Switzerland cut rates today and is warning more action to defends its currency, which is soaring as European money flows into the Swiss franc and out of the euro. Exporters are hollering about the sharp appreciation, but there aren't that many more safe-haven currencies around.

But while the world may have dramatically moved on from the post-World-War-II days of the quote above, it's a least reassuring to see that some basic national identities remain. Compare these paragraphs describing both countries' attempts to grapple with their economic problems.

Switzerland (from Reuters):

"The SNB is keeping a close watch on developments on the foreign exchange market and will take further measures against the strength of the Swiss franc if necessary," the bank said.

Italy (from the FT):

The weakness of Mr Berlusconi – who is facing three trials on charges of tax fraud, corruption and paying an under-age prostitute – has been highlighted by his failure to explain to Italians why, after his repeated assurances that they were safe from the eurozone debt crisis, they must now face higher taxes and years of austerity.

Plus ça change.

On a slightly more serious note, there's been a lot of chatter online about how the weak global manufacturing indicators were a bit drowned out by the debt-ceiling deal on Monday and didn't really sink in until Tuesday's selloff.
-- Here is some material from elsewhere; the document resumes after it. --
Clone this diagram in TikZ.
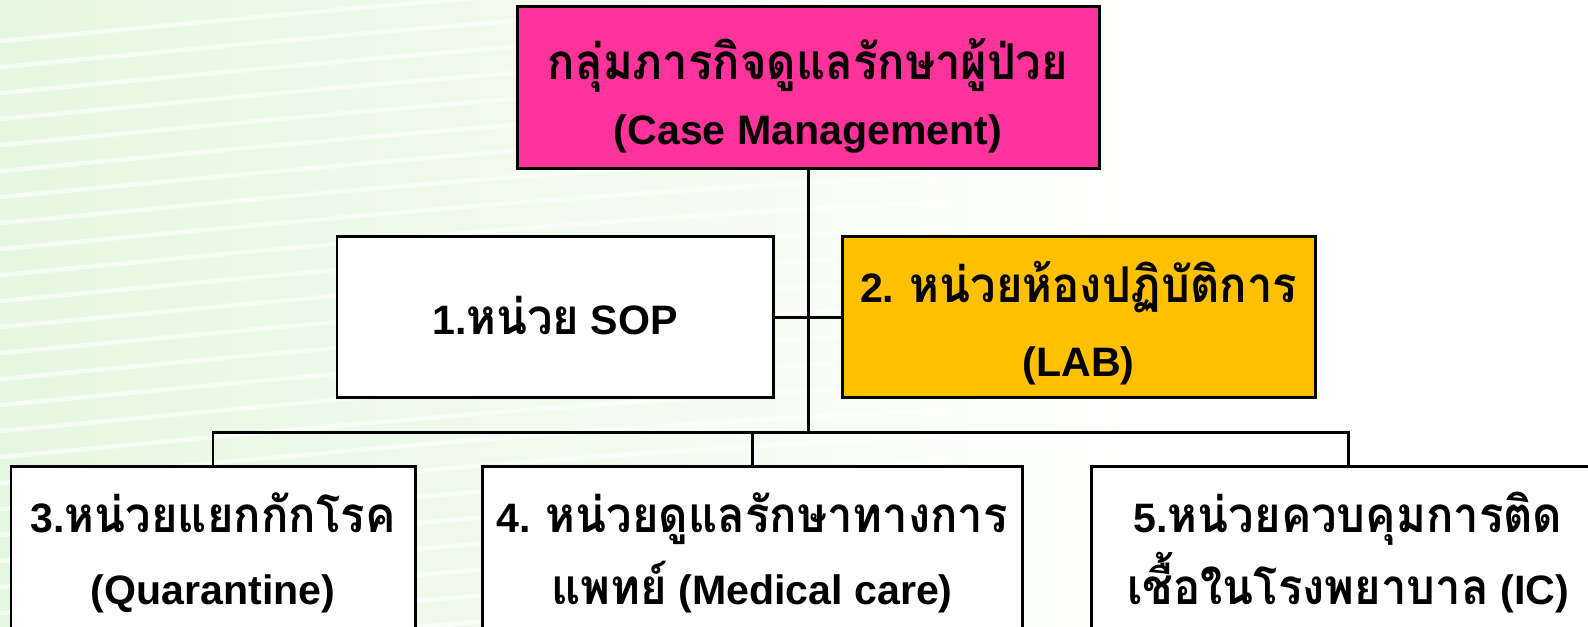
\documentclass[tikz,border=0pt]{standalone}
\usepackage{fontspec}
\setmainfont{Liberation Sans}
\newfontfamily\thai[Script=Thai,Scale=1.2,FakeStretch=0.92]{Loma}
\usepackage{tikz}
\usetikzlibrary{positioning}
\definecolor{casepink}{HTML}{FF3399}
\definecolor{labgold}{HTML}{FFC000}
\definecolor{bgA}{HTML}{D3F2CB}
\definecolor{bgB}{HTML}{E9F8E4}
\pgfdeclarehorizontalshading{bgshade}{100bp}{color(0bp)=(bgA); color(30bp)=(bgB); color(62bp)=(white); color(100bp)=(white)}
\newcommand\unitfont{\fontsize{11.7}{14}\selectfont\bfseries\lineskiplimit -50pt\relax}

\begin{document}
\begin{tikzpicture}[thick,
  unit/.style={draw=black, line width=0.85pt, align=center, inner sep=0pt, font=\unitfont},
  link/.style={draw=black, line width=0.85pt},
  streak/.style={white, line width=1.3pt, opacity=0.6}]
\useasboundingbox (0,0) rectangle (15.88,6.27);
\clip (0,0) rectangle (15.88,6.27);
%%%%% Background %%%%%
\shade[shading=bgshade] (0,0) rectangle (15.88,6.27);
\foreach \k in {0,...,24}{
\draw[streak] (-0.2,0.26*\k-0.4) .. controls (3,0.26*\k-0.1) and (6,0.26*\k+0.2) .. (9.5,0.26*\k+0.35);
}
%%%%% Boxes %%%%%
\node[unit, fill=casepink, minimum width=5.82cm, text height=1.38cm, text depth=0.24cm] (case) at (8.08,5.39)
  {{\thai กลุ่มภารกิจดูแลรักษาผู้ป่วย}\\[4.5pt] (Case Management)};
\node[unit, fill=white, minimum width=4.36cm, text height=0.98cm, text depth=0.63cm] (sop) at (5.55,3.095)
  {1.{\thai หน่วย} SOP};
\node[unit, fill=labgold, minimum width=4.73cm, text height=1.40cm, text depth=0.21cm] (lab) at (10.785,3.095)
  {2. {\thai หน่วยห้องปฏิบัติการ}\\[7.3pt] (LAB)};
\node[unit, fill=white, minimum width=4.04cm, text height=1.38cm, text depth=0.32cm] (quar) at (2.13,0.75)
  {3.{\thai หน่วยแยกกักโรค}\\[6.5pt] (Quarantine)};
\node[unit, fill=white, minimum width=5.40cm, text height=1.38cm, text depth=0.32cm] (med) at (7.52,0.75)
  {4. {\thai หน่วยดูแลรักษาทางการ}\\[6.5pt] {\thai แพทย์} (Medical care)};
\node[unit, fill=white, minimum width=5.14cm, text height=1.38cm, text depth=0.32cm] (ic) at (13.48,0.75)
  {5.{\thai หน่วยควบคุมการติด}\\[6.5pt] {\thai เชื้อในโรงพยาบาล} (IC)};
%%%%% Links %%%%%
\coordinate (bus) at (8.08,1.94);
\draw[link] (case.south) -- (bus);
\draw[link] (sop.east) -- (lab.west);
\draw[link] (quar.north) |- (bus) -| (ic.north);
\draw[link] (med.north) -- (med.north |- bus);
\end{tikzpicture}
\end{document}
As with all reasons for market movement, that may or may not be true. But isn't it time we had real-time economic indicators?

I'm not buying that there isn't the money or technology to have real-time payroll numbers or retail inflation data. There's just not the will. Governments like to have the numbers in advance to adjust to the results and there's an element of showmanship that the markets love – reacting to the big miss or beat.

But for the retail investor who can't have a staff say up 24 hours for every global release that may hit his or her portfolio, it makes sense to have a steady stream of updated numbers that can inform investment decisions.

Or we should just have all of them once a year like the Super Bowl.